I refer to the recent announcement regarding the allocation of RM60 million for the construction of wildlife-friendly viaducts along the East-West Highway, which bisects the Royal Belum State Park and Temengor Forest Reserve.

The viaducts are a key component of the Royal Belum State Park - Temengor Forest Reserve corridor, which is one of the 37 wildlife corridors proposed by the Central Forest Spine (CFS) Master Plan in order to enhance ecological connectivity between the most important forest complexes in Peninsular Malaysia.

While the government's good intentions in providing safe passage for wildlife across the East-West Highway and implementing the visionary CFS Master Plan, which was prepared by the Federal Town and County Planning Department, must be commended, I wonder if infrastructure development is the most appropriate use of this large sum of money at the moment.

The CFS Master Plan entails more than just the construction of viaducts.

The plan also specifies a host of landscape management and human-wildlife conflict mitigation actions required for the establishment of the wildlife corridors.

In the case of the Royal Belum State Park - Temengor Forest Reserve corridor, the East-West Highway poses a relatively low barrier to wildlife movement, as animals such as elephants still cross the highway at grade everyday with few incidents.
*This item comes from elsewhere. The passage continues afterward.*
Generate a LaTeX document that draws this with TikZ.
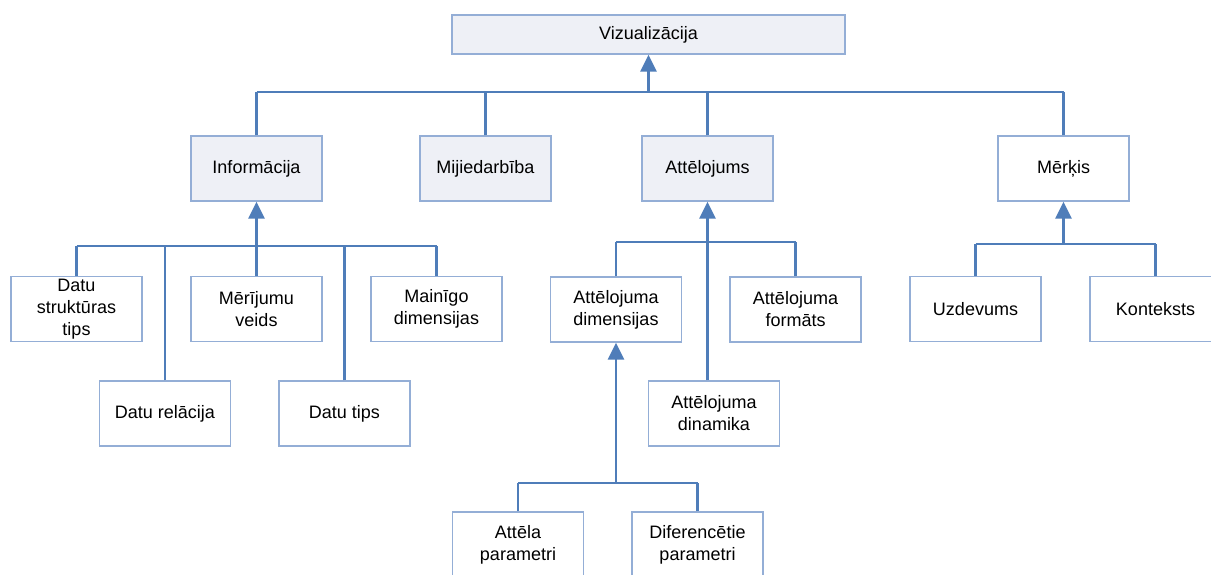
\documentclass[tikz,border=0pt]{standalone}
\usepackage{fontspec}
\setmainfont{Liberation Sans}
\usetikzlibrary{arrows.meta}
\definecolor{linkblue}{HTML}{4F7DB9}
\definecolor{boxborder}{HTML}{94AED6}
\definecolor{boxfill}{HTML}{EEF0F6}
\tikzset{
  box/.style={draw=boxborder, line width=1.3pt, minimum width=131pt, minimum height=65pt,
    inner sep=0pt, align=center, font=\fontsize{18}{22}\selectfont, text=black},
  fbox/.style={box, fill=boxfill},
  link/.style={draw=linkblue, line width=2.8pt},
  uparrow/.style={link, -{Triangle[length=17pt,width=16pt]}},
}
\begin{document}
\begin{tikzpicture}[x=1pt,y=-1pt]
\useasboundingbox (0,0) rectangle (1211,574);
\clip (0,0) rectangle (1211,574);
% nodes
\node[fbox, minimum width=393pt, minimum height=39pt] (viz) at (648.5,34.5) {Vizualizācija};
\node[fbox] (info) at (256.5,168.5) {Informācija};
\node[fbox] (miji) at (485.5,168.5) {Mijiedarbība};
\node[fbox] (attel) at (707.5,168.5) {Attēlojums};
\node[box] (merk) at (1063.5,168.5) {Mērķis};
\node[box] (dst) at (76.5,309) {Datu\\struktūras\\tips};
\node[box] (mer) at (256.5,309) {Mērījumu\\veids};
\node[box] (main) at (436.5,309) {Mainīgo\\dimensijas};
\node[box] (drel) at (165,413.5) {Datu relācija};
\node[box] (dtips) at (344.5,413.5) {Datu tips};
\node[box] (adim) at (616,309.5) {Attēlojuma\\dimensijas};
\node[box] (aform) at (795.5,309.5) {Attēlojuma\\formāts};
\node[box] (adin) at (714,413.5) {Attēlojuma\\dinamika};
\node[box] (apar) at (518,544.5) {Attēla\\parametri};
\node[box] (dpar) at (697.5,544.5) {Diferencētie\\parametri};
\node[box] (uzd) at (975.5,309) {Uzdevums};
\node[box] (kont) at (1155.5,309) {Konteksts};
% bar levels
\coordinate (b0) at (0,92);
\coordinate (b1) at (0,246);
\coordinate (b2) at (0,242);
\coordinate (b3) at (0,244);
\coordinate (b4) at (0,483);
% top group
\draw[link] (info.north |- b0) -- (merk.north |- b0);
\foreach \n in {info,miji,attel,merk} \draw[link] (\n.north) -- (\n.north |- b0);
\draw[uparrow] (viz.south |- b0) -- (viz.south);
% Informacija group
\draw[link] (dst.north |- b1) -- (main.north |- b1);
\foreach \n in {dst,mer,main,drel,dtips} \draw[link] (\n.north) -- (\n.north |- b1);
\draw[uparrow] (info.south |- b1) -- (info.south);
% Attelojums group
\draw[link] (adim.north |- b2) -- (aform.north |- b2);
\foreach \n in {adim,aform} \draw[link] (\n.north) -- (\n.north |- b2);
\draw[link] (attel.south |- adin.north) -- (attel.south |- b2);
\draw[uparrow] (attel.south |- b2) -- (attel.south);
% Attelojuma dimensijas group
\draw[link] (apar.north |- b4) -- (dpar.north |- b4);
\foreach \n in {apar,dpar} \draw[link] (\n.north) -- (\n.north |- b4);
\draw[uparrow] (adim.south |- b4) -- (adim.south);
% Merkis group
\draw[link] (uzd.north |- b3) -- (kont.north |- b3);
\foreach \n in {uzd,kont} \draw[link] (\n.north) -- (\n.north |- b3);
\draw[uparrow] (merk.south |- b3) -- (merk.south);
\end{tikzpicture}
\end{document}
On the other hand, the widespread conversion of forests to plantations that is rapidly taking place along the highway, as well as the prevalence of poachers who enter the forests at various points along the highway, present much more serious and urgent threats to the integrity of the envisaged Royal Belum State Park - Temengor Forest Reserve corridor, as well as to the safety of the wildlife that pass through it.

Bearing in mind the limited funds that can be spared for wildlife conservation, it is imperative that whatever money available is put to the best possible use.

In this case, constructing viaducts does not seem to be the most optimal use of the RM60 million allocated.

The money would be more effectively used to increase the number of wildlife enforcement officers patrolling the highway and adjacent forests, as well as to establish a Payment for Ecosystem Services (PES) scheme that would allow the Perak state government to forego converting forests along within the corridor to plantations, or even to gazette the Temengor Forest Reserve as a protected area.

The creation of the viaducts would also entail massive construction works that would disrupt wildlife movement.

It would therefore be wiser to build them at a later stage, once the more pressing threats have been arrested and when the need to upgrade the East-West Highway arises.